To get here as a writer, I had to unlearn what I had been taught about our first language.

Today, there’s a more concerted effort in Jamaica to recognize the Jamaican dialect as the island’s official second language—a language to be written down on official communications alongside English. Predictably, there’s resistance, some of it rooted in the difficulty of standardizing spelling, some of it rooted in the lingering shame associated with a language long used to define class, some of it rooted in the lingering shame we were led to associate with African traditions. 

Zora Neale Hurston understood that there is no shame in black folk traditions, that to be complete she had to embrace her whole self—her language and folk traditions. In the forward of the 1990 edition of Their Eyes Were Watching God, Mary Helen Washington writes, “What I loved immediately about this novel besides its high poetry and its female hero was its investment in black folk traditions. Here, finally, was a woman on a quest for her own identity and, unlike so many other questing figures in black literature, her journey would take her, not away from, but deeper and deeper into blackness, the descent into the Everglades with its rich black soil, wild cane, and communal life representing immersion into black traditions.”   

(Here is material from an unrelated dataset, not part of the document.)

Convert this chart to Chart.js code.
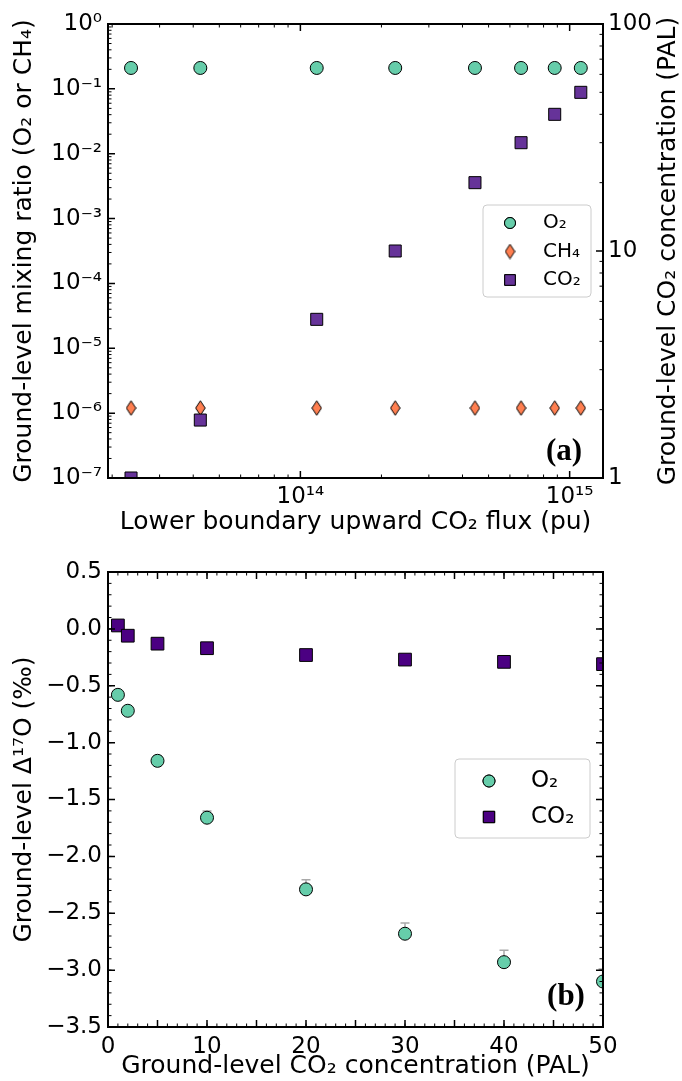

Some fifty-plus years after Their Eyes Were Watching God was first published, I sat in a professor’s cluttered office on a midtown Manhattan college campus, discussing Janie’s journey to self realization. What lasts for me is the language, the book’s immersion in black culture that some early black critics dismissed as minstrelsy. Hurston’s emphasis on language took me deep into my own traditions, and released me from the shame I had learned to associate with my people’s first language.